**What is being asked**
Restate the lines word for word, from the first line of the records through the line containing "plt.rcParams['font.family'] = ['Liberation". Leave out the pictures and anything after that line.
# START OF Dataset records
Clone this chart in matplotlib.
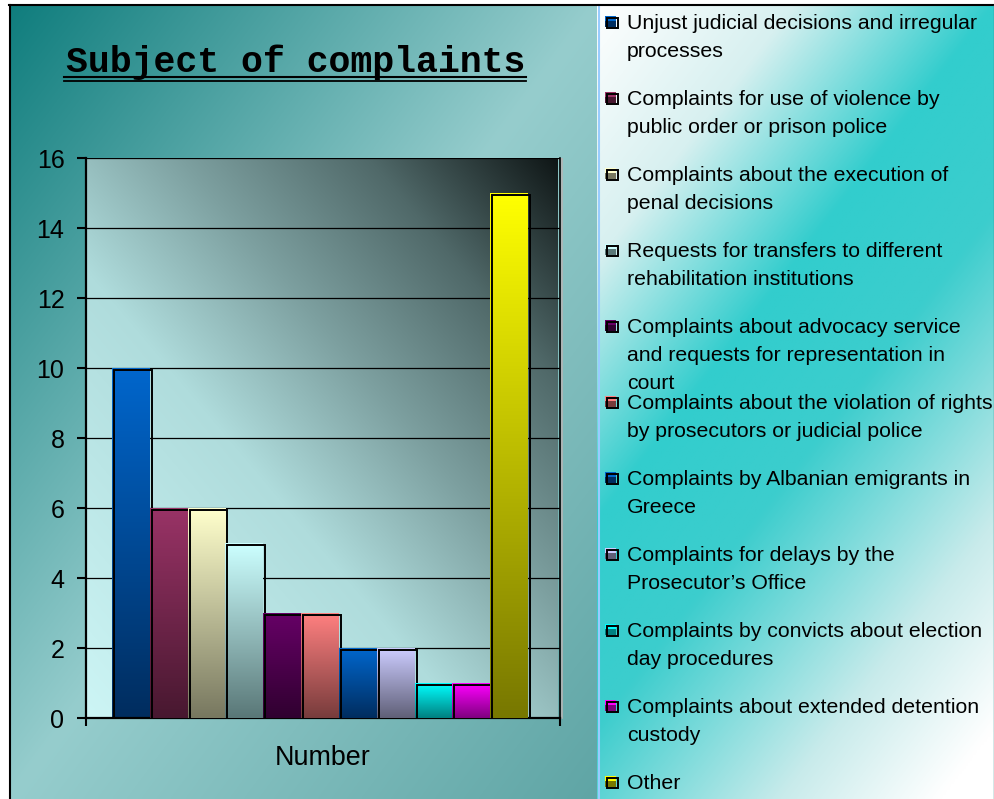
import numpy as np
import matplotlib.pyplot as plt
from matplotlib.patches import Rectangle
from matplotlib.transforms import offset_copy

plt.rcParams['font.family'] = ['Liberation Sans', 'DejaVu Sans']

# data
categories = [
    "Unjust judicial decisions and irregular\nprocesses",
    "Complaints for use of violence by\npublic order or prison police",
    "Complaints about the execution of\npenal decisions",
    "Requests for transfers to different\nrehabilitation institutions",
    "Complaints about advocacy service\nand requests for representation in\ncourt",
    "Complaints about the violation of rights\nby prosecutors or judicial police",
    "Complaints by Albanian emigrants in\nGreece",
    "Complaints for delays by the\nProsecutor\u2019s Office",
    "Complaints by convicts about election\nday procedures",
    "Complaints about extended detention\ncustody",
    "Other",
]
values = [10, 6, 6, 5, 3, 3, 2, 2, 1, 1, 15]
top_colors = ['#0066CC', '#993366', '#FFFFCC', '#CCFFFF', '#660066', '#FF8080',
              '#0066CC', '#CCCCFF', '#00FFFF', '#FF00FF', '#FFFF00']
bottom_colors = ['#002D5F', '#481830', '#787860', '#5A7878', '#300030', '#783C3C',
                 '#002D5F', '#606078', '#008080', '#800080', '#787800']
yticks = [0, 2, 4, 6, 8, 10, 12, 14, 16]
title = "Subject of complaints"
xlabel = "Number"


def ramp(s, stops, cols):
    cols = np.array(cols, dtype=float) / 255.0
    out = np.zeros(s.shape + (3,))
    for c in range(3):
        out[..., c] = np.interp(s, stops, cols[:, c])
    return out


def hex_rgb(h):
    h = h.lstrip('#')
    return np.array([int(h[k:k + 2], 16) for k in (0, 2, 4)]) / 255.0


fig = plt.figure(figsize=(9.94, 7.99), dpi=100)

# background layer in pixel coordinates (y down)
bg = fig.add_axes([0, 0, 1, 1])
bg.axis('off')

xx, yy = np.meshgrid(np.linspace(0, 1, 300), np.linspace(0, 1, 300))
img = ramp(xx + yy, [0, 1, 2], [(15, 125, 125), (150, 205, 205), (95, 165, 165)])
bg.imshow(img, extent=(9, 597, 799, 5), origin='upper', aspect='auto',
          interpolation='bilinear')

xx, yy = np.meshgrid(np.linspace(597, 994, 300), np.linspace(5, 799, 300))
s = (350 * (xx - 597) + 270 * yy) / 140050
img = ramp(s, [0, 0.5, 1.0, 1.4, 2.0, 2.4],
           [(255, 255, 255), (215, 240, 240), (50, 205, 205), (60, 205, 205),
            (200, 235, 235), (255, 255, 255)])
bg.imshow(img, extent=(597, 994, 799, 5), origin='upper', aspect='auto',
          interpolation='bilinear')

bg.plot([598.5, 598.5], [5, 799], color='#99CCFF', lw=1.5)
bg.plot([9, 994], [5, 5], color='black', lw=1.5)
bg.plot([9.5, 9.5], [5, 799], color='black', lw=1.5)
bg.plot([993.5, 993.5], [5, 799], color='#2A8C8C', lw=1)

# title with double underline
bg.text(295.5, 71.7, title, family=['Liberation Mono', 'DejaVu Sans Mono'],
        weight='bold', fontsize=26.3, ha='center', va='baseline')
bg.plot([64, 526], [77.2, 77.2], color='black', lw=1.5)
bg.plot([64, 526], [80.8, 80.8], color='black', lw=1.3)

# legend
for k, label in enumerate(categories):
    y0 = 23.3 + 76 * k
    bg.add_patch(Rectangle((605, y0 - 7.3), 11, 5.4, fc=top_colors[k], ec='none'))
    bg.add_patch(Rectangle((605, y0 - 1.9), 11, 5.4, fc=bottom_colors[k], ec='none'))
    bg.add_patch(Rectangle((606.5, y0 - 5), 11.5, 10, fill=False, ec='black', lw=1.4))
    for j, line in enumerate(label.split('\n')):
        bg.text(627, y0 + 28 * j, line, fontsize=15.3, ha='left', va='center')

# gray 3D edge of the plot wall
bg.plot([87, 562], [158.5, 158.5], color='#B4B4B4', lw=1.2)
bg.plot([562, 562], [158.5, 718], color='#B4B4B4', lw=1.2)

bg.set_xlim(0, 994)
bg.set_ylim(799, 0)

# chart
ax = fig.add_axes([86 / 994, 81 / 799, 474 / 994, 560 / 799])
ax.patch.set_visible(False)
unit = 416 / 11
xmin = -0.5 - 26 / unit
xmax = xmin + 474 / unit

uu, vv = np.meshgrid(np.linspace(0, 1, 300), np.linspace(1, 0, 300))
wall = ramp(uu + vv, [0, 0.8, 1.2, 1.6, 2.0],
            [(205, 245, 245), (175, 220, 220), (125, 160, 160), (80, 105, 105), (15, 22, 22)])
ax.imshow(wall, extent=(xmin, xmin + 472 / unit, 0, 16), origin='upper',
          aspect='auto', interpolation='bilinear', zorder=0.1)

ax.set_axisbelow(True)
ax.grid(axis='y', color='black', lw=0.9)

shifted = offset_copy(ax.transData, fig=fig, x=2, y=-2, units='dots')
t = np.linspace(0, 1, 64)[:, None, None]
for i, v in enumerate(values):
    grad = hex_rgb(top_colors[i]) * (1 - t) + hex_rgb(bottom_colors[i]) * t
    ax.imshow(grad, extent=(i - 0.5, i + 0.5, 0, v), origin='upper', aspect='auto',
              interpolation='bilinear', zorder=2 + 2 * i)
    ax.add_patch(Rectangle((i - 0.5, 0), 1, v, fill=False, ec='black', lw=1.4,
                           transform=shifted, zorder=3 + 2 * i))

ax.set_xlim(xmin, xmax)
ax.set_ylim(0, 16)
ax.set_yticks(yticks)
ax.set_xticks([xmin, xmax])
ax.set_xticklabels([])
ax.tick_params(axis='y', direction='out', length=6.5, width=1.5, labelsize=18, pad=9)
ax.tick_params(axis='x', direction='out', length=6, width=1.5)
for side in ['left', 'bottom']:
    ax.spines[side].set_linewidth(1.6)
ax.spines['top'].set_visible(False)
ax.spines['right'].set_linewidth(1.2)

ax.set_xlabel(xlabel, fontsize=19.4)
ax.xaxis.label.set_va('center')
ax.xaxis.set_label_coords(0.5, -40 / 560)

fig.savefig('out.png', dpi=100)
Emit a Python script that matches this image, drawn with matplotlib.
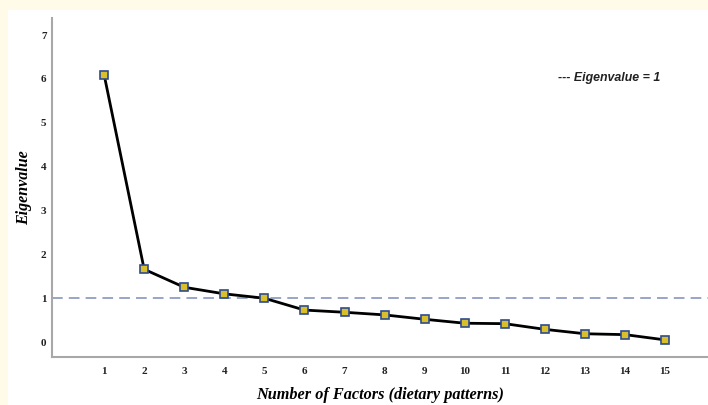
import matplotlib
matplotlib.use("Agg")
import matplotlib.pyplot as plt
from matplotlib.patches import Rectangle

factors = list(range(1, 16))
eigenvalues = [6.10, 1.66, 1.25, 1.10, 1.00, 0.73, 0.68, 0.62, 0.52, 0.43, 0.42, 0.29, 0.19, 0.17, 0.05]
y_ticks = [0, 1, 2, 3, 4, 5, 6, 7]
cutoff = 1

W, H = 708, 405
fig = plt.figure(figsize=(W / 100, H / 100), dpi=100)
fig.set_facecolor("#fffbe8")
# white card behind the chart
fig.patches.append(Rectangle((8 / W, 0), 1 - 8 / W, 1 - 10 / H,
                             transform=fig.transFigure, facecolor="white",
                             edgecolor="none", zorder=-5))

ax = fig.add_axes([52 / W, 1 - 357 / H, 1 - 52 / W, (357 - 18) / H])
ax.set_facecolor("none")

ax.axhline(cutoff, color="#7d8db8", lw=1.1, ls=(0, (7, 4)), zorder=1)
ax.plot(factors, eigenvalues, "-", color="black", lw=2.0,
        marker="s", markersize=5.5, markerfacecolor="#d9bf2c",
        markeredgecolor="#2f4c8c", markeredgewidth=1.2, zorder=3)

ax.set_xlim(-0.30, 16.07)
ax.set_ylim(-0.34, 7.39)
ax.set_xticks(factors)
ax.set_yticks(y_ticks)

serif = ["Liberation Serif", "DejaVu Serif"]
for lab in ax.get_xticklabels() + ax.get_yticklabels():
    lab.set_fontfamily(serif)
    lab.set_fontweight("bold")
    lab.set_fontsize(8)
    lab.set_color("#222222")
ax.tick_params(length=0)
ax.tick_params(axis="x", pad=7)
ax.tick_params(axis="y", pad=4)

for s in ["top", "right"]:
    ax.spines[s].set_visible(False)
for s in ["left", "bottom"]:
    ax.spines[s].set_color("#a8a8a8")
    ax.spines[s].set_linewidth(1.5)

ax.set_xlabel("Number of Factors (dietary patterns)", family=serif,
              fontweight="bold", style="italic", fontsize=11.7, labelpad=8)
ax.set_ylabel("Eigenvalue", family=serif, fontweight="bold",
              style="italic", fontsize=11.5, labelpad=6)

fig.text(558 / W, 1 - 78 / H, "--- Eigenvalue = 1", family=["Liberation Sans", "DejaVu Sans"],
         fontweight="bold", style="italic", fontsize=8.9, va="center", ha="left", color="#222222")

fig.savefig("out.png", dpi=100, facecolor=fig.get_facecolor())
# END OF Dataset records
**Problem solution**
Clone this chart in matplotlib.
import numpy as np
import matplotlib.pyplot as plt
from matplotlib.patches import Rectangle
from matplotlib.transforms import offset_copy

plt.rcParams['font.family'] = ['Liberation Sans', 'DejaVu Sans']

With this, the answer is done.